Verse 4 adds that this perseverance produces proven character and hope.
Romans 5:4, ” and perseverance, character; and character, hope.”
The first words are often translated as “proven character.” It means that virtue which is proven by trial. Dr. Haldane comments, “trial may detect a hypocrite as well as a manifest saint.”
It is when we persevere through trials that the power of the gospel is seen in us. The world sees that work of God which testifies to the truth of our message. We see it in ourselves, and become confident of God’s love, that he will not give up on us. It is not “perfection” that shows us that we are his. For in this life no one is perfect. It is this repeated coming in humble petition to Christ for help that evidences a living faith. James 1:12, “Blessed is the man who endures temptation; for when he has been approved, he will receive the crown of life which the Lord has promised to those who love Him.”
That proven character produces real hope. Our confidence grows as we find Christ’s power in us to bring us joy even through trials.
Fallen religion takes the evidences of being made right with God, and make them into causes of being made right with God. It teaches the error that man’s works, his obedience, his rituals, his innate goodness, or his sincerity become the confidence in which he stands before God.
In reality it is God’s undeserved grace alone that causes us to be made righteous in Christ. If truly redeemed, there will be these evidences: a confident faith in Christ alone for our righteousness, and a perseverance in pursuing the joy God has promised to his children.
Verse 5 concludes: this is a hope that does not disappoint us.
Romans 5:5, “Now hope does not disappoint, because the love of God has been poured out in our hearts by the Holy Spirit who was given to us.”
This hope will not fail us. It will not leave us abandoned before God to stand on our own. It is not like the vain hope of the world that rests upon uncertain things. That is just wishful thinking. It will instead bring with certainty that which is hoped for. It is not only a hope for blessings in the final judgment. It is there for us in life’s daily and special trials as well. There is no disappointment when we rest in the truthfulness and greatness of God.
The promises at the root of our hope flow from the love of God. That love is not simply seen by us at a distance. It is poured into our hearts. It is given in a flood of abundance. It comes by the Holy Spirit himself, who was given to us who are the redeemed in Christ.
When you face those trials, when patience is tried, when hope seems a mere dream: rather than living in denial, getting angry, hoping in vain things, or imagining how things could have been worse, turn instead to the heart of the gospel. Hope in the promise of God.
First we remove the fear that we have not done enough or lived holy enough. We are not made right with God by our attitudes, choices, or works. It is God’s grace that implants a simple faith in our hearts to find confidence in Christ alone.

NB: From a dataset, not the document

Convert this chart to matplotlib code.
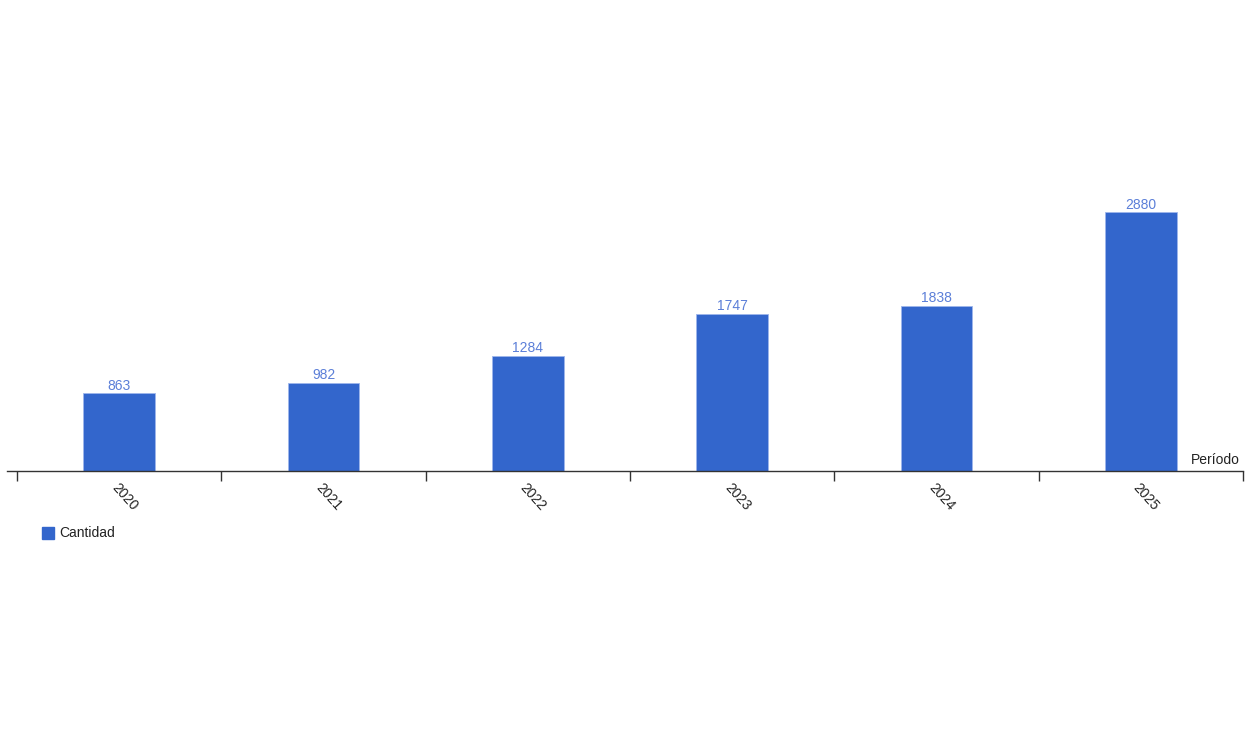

Then we trust the promise of his continuing love as ministered by the Holy Spirit. That teaches us to find joy in knowing that we are approved in Christ by the Almighty God. That implanted life helps us through the trials. It shows us joy even in the midst of calamity. It comes by knowing the God who is Lord over all. It drives us to persevere, strengthening our character, and strengthening the hope that cannot fail.
Paul recorded an ascription of glory to God in Romans 15:13, “Now may the God of hope fill you with all joy and peace in believing, that you may abound in hope by the power of the Holy Spirit.”
(The Bible quotations in this article are from the New King James Version of the Bible unless otherwise noted.)